George Washington Bethers was born August 12, 1821, in Pickaway County, located just south of Columbus, Ohio. A lot of United Brethren lived there. In 1843 he married a Kentucky girl named Keziah Newton, and during their 35 years of marriage, they had 13 children. After her husband died in 1878, Keziah lived another 39 years.
Sometime in the late 1840s, the young Bethers family headed to Oregon. The idea had been on George’s mind for a while. He wrote of backing out in 1847, something he regretted. “Every once in a while I would get the notion, then I would hear some bad story and give it up again, so I decided I would go anyhow….I am glad to be here.”
Up until 1840, Oregon was inhabited mostly by Indians, fur traders, a few missionaries, and an assortment of other settlers. In 1841, a group of 70 pioneers left Independence, Missouri, following a 2000-mile route originally blazed by fur traders across the Rocky Mountains and into Oregon. Another 100 settlers made the trip in 1842, and a wagon train of over 1000 made the trek in 1843. It was just the start of a massive migration–an estimated 400,000 people by 1869–as people in the eastern states were drawn to the promise of better opportunities on the West Coast.
Both Great Britain and the US had vied for control of the area, and the US won out in an 1846 treaty. The Oregon Territory was officially organized in 1848. It included the current states of Oregon, Washington, and Idaho, and parts of Montana and Wyoming. Britain was left with everything to the north.
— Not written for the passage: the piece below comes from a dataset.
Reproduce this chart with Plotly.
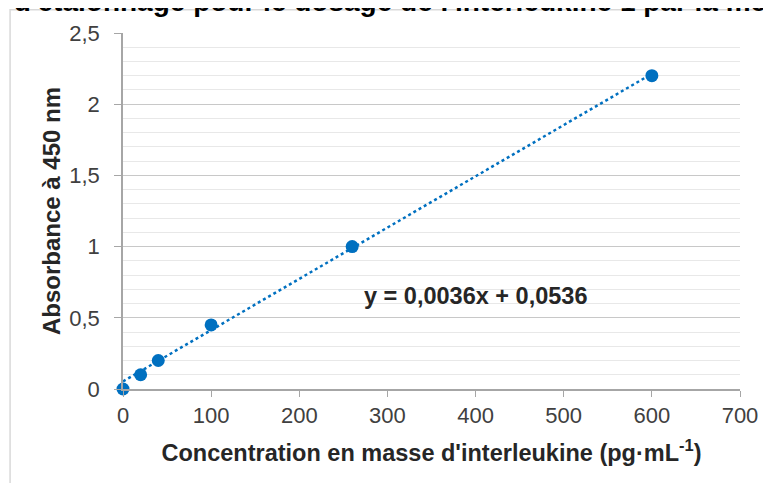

The Bethers family established one of the pioneer farms of the Marys River Settlement, near present-day Philomath, Oregon. In the distant Northwest, they were sheep without a shepherd. George Bethers began writing letters to The Religious Telescope, the denominational magazine, begging for a preacher.
In 1852, the church came through. An appeal was put out for United Brethren to meet in Council Bluffs, Iowa, to journey together to Oregon. Rev. T. J. (Thomas Jefferson) Connor, a minister in Indiana, was appointed to lead the UBs westward and organize the church. He was joined by four other ministers and over 90 other people. They left Council Bluffs on April 9, 1853.
Among the travelers was Basil Longworth, a young single man. He kept a diary of the seven-month journey. On September 17 he wrote, “At the Columbia River, we met George Bethers, who had come from Oregon to meet us. He had butchered a beef, and we had a feast.” It was no doubt a joyous occasion for Bethers.
Soon, the first United Brethren church meeting was held in a schoolhouse at the Marys River Settlement. The first UB church was organized near there in January 1854. Other churches arose rapidly. The Oregon Mission Conference organized in 1855 with 17 preaching appointments and 120 members. By 1861, there were 42 preaching points and 565 members. The 1869 minutes recorded 1051 members. George Bethers lived long enough to see it all happen.
Today, we have just one church in Oregon: Philomath. Why? Because the other churches remained with the main body–now the United Methodist Church–when our small group split off in 1889. Once again, Oregon is, essentially, unreached by UBs. Our only foothold is there in Philomath, near where it all started with George Bethers writing letters.